Where the Automotive Subscription Model Works and Where it Doesn't

While automakers would like subscription service models to work on every in-car feature, it can backfire.

Eric Volkman

October 17, 2023

4 Min Read
Harman Ready Care Interior
Some vehicle features the consumer just will not pay for.

These days, it seems as if nearly every service we consume must be paid for via subscription. This model has become a norm for computer software, for example, and video/music streaming services.

So, it was only a matter of time before it started to take off in the vehicle world too, but it’s a question whether it’s got staying power inside the car. If it has, the challenge for automakers and solutions providers will be how to best leverage the opportunity.

Demand is surely there on both sides of the equation, according to Barry Lunn, founder and CEO of accident prevention technology company Provizio. “OEMs really want a new business model that sees them have recurring revenue now that regular servicing of vehicles, thanks to EVs, is essentially dead and consumers have shown a willingness to adopt subscription services.”

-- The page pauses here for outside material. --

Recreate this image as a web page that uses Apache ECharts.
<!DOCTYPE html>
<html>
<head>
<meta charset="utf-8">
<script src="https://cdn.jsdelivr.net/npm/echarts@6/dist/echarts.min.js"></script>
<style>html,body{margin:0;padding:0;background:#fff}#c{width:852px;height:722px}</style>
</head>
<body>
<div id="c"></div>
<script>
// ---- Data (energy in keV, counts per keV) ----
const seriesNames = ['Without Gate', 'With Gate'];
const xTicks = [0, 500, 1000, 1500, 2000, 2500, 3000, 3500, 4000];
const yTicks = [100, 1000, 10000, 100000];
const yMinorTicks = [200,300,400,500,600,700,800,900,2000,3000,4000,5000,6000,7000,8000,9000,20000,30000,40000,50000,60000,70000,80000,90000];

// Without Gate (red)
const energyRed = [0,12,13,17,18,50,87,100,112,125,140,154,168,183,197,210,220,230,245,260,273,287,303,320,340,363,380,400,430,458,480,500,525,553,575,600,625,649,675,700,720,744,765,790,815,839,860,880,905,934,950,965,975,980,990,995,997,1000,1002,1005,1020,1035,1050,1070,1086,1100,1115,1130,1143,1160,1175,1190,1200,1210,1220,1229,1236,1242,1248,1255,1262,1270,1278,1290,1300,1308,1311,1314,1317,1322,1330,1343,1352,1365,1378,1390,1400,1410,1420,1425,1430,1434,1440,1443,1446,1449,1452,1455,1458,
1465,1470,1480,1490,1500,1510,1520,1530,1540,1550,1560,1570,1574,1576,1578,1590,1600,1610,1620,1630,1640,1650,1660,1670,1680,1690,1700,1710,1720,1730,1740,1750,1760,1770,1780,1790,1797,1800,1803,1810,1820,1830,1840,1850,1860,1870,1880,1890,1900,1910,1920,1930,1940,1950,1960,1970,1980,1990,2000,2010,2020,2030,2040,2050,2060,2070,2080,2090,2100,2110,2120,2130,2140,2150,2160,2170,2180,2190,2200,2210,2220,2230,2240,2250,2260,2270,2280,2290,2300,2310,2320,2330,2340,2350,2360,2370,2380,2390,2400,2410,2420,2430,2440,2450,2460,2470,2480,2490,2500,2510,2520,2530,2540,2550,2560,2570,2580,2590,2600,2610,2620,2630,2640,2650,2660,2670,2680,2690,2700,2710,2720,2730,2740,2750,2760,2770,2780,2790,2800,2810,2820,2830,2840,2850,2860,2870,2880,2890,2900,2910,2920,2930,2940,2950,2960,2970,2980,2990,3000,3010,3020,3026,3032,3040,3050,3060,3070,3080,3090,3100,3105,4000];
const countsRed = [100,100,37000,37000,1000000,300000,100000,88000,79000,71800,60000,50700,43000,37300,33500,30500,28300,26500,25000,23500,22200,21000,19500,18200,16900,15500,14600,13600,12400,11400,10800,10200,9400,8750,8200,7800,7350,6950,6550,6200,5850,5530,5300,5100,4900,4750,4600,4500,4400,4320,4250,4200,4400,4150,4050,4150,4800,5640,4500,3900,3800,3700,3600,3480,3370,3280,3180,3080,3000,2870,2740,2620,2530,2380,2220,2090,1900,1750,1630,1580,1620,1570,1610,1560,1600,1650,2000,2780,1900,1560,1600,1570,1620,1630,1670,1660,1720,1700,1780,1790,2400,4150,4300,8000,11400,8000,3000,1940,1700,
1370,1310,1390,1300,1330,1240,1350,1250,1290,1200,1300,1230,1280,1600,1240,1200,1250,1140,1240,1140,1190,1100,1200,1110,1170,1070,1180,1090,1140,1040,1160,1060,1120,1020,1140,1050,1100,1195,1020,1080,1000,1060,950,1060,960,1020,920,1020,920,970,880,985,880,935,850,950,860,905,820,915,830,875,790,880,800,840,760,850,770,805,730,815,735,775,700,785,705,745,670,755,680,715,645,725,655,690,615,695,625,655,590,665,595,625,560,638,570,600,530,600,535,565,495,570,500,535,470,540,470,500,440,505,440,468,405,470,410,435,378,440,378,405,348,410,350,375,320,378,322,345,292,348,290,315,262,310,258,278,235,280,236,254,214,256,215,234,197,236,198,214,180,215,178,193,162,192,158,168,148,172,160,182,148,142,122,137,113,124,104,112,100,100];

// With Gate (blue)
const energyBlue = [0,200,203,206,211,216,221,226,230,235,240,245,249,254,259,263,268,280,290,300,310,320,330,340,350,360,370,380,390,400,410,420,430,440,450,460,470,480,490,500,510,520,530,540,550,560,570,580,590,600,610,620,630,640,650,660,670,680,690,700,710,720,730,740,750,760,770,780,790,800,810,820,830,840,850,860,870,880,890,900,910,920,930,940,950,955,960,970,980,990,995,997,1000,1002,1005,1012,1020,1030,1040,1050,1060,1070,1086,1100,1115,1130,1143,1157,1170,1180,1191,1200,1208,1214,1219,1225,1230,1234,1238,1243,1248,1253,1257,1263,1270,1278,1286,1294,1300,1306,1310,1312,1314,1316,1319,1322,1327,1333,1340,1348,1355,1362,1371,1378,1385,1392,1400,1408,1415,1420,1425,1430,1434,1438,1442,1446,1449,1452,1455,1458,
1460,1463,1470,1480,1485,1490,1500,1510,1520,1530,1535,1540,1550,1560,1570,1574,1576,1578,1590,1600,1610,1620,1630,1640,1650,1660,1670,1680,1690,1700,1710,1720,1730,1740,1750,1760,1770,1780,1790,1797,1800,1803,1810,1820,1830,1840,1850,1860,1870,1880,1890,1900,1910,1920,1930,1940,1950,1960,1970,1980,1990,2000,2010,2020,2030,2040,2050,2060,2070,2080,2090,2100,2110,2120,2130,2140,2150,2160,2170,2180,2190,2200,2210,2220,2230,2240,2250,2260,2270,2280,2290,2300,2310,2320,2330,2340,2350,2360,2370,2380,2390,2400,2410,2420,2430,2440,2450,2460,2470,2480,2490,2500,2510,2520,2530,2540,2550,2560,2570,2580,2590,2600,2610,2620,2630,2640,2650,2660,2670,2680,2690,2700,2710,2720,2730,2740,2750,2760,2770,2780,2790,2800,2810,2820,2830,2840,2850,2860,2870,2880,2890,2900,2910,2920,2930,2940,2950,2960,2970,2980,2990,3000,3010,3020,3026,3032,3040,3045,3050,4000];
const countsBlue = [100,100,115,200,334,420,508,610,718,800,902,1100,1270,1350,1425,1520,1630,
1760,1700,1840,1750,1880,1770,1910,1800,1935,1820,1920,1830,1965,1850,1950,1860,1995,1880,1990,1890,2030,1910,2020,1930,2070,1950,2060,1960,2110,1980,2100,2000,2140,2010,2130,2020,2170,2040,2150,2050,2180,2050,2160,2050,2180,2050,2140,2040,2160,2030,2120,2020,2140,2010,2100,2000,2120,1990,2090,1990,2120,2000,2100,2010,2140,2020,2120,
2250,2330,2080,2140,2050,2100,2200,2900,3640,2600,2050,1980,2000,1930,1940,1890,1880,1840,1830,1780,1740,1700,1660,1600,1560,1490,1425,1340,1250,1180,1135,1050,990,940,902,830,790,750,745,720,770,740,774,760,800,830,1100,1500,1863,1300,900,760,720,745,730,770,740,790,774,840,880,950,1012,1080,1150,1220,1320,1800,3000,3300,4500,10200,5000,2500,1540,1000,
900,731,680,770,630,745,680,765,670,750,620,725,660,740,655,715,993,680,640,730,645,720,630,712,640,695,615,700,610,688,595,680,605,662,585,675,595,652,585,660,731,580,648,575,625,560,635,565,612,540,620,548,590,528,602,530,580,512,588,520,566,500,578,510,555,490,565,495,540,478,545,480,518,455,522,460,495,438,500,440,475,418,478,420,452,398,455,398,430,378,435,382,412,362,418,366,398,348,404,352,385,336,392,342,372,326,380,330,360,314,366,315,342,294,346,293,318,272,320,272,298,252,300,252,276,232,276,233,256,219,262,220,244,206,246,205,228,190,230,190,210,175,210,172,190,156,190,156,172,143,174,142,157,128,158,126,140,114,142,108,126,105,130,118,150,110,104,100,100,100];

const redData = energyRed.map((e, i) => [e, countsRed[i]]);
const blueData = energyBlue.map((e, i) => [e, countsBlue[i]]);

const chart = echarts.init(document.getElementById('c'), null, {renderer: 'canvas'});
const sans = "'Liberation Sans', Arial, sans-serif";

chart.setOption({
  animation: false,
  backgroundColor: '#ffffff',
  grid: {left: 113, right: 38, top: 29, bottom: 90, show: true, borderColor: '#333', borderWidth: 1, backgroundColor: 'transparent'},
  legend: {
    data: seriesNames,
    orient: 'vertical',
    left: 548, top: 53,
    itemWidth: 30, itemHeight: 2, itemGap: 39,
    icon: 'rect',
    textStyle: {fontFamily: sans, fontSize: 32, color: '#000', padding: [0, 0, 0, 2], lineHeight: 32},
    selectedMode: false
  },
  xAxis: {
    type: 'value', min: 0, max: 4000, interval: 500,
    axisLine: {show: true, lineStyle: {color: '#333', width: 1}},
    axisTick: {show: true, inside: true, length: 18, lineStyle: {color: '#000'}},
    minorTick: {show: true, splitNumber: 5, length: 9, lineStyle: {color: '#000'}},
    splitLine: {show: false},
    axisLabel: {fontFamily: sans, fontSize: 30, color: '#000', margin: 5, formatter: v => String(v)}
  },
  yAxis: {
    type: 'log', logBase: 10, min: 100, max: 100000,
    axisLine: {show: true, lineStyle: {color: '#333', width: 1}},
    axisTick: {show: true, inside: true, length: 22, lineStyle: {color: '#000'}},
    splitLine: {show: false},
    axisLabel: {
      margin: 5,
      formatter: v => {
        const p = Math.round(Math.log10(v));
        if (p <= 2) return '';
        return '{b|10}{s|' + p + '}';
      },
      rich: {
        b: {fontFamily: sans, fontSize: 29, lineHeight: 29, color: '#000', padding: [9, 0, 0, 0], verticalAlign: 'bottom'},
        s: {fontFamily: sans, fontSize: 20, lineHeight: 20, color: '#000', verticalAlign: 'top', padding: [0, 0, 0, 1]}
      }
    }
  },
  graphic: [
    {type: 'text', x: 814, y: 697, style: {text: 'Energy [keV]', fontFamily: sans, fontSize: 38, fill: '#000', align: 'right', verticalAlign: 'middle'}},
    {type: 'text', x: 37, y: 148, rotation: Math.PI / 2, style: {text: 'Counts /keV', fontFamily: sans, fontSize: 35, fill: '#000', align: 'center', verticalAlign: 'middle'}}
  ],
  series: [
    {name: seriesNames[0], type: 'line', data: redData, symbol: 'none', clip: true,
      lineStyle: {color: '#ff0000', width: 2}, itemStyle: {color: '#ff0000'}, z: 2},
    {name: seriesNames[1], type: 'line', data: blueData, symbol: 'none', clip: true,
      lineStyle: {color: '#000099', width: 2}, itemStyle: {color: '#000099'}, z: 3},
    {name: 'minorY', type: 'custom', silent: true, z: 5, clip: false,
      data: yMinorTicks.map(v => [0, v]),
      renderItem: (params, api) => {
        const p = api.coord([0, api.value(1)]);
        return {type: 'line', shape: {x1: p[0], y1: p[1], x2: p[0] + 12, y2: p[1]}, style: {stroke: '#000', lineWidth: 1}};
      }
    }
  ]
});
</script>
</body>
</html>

However, the manufacturers have to be clever and thoughtful about what kinds of services they offer. Consumers seem to be drawing a sharp line between what they expect to be standard features in the cabin and value-added offerings that enhance the in-vehicle experience.

A frequently cited negative example is BMW’s disastrous 2022 attempt to charge monthly fees for features like heated seats and steering wheels – hardly rarefied luxuries in today’s market. Warming up a BMW seat would have cost $18 per billing cycle; $10 was the rate for the steering wheel.

After significant (and understandable) backlash, BMW eventually abandoned the plan. What didn’t help was a hacking collective that claimed – a mere week after BMW announced the scheme – that it could unlock the system and provide those nice warm seating/steering options for free.

Tesla’s subscription offerings are also allegedly vulnerable to hacking but at least the BEV leader has a sense of what the customer wants/needs. After all, said Jon Albert, partner and vice-president of auto industry ad firm JKR Advertising & Marketing, “the value must be there for subscribers to sign up."

He’s optimistic about the future of in-car subscription services. This is based, to no small degree, on his own experience as a Tesla owner…and subscriber. “For $9.99 Telsa’s premium connectivity is a good value, enabling access to native streaming audio and safety features like traffic visualization,” he said. 

Albert was also, for a time, a customer of the company’s Full Self Driving (FSD) service, currently priced at a cool $199 per month, only discontinuing it because he rarely went on lengthy road trips. If that situation changes, he said he will re-activate it as to him it’s “invaluable” on longer journeys.

While the subscription model is accelerating to prominence in the auto industry, it has a longer history than some might realize. General Motors' durable OnStar suite of vehicle connectivity services was launched in 1996 and is still going strong, with the company continuing to draw revenue from a host of offerings such as remote access and the Guardian safety service. Bundles are available for those who want to save money on more than one desired item. The longevity and success of OnStar’s subscription features shows that the right kinds of functionality, priced reasonably, are worthwhile to a vehicle owner.

Moritz Neukirchner, technology strategist at auto software developer Elektrobit, not surprisingly believes in-car software subscriptions have the brightest future. To take advantage of this, however, an automaker “must be able to monetize investment into such a platform in order to be organizationally prepared. There is no sense in trying to capture value where none is delivered." 

In his view, the trick is to develop a robust platform for value-added apps and functionalities. “The OEM must transform to allow for overallocation of hardware resources to enable future updates, which may require them to change the way business cases are calculated,” he said.

To their credit, manufacturers and solutions providers seem to be figuring this out rather quickly. According to Lunn, the transition to subscription services “is solidifying with companies like Nvidia and Mercedes entering into revenue-sharing models for ADAS suggesting the OEMs and Tier 1s have seen enough to know that subscriptions will stick if the product is right.”

Developing such systems and functionalities is hardly cheap, however. So, those developers have to get smart about the process too and use tools that can make it faster and/or more cost-effective. Lunn added that “for subscriptions to work the OEM has to eat the hardware cost of the perception sensors so this will see a massive push towards lower-cost hardware with advanced software because you can’t update physics over-the-air but you can apply the results of machine learning across the OEM fleet.”

The potential is massive for subscription services and there are developers aplenty willing to do the hard work of creating them. Yet, care has to be taken not to get too carried away with this. Says Albert: “There are only so many subscriptions consumers will pay for before they feel like they’re being nickel and dimed to death. Finding the perfect happy medium between offering the latest and greatest subscriptions and offering too many things is the key."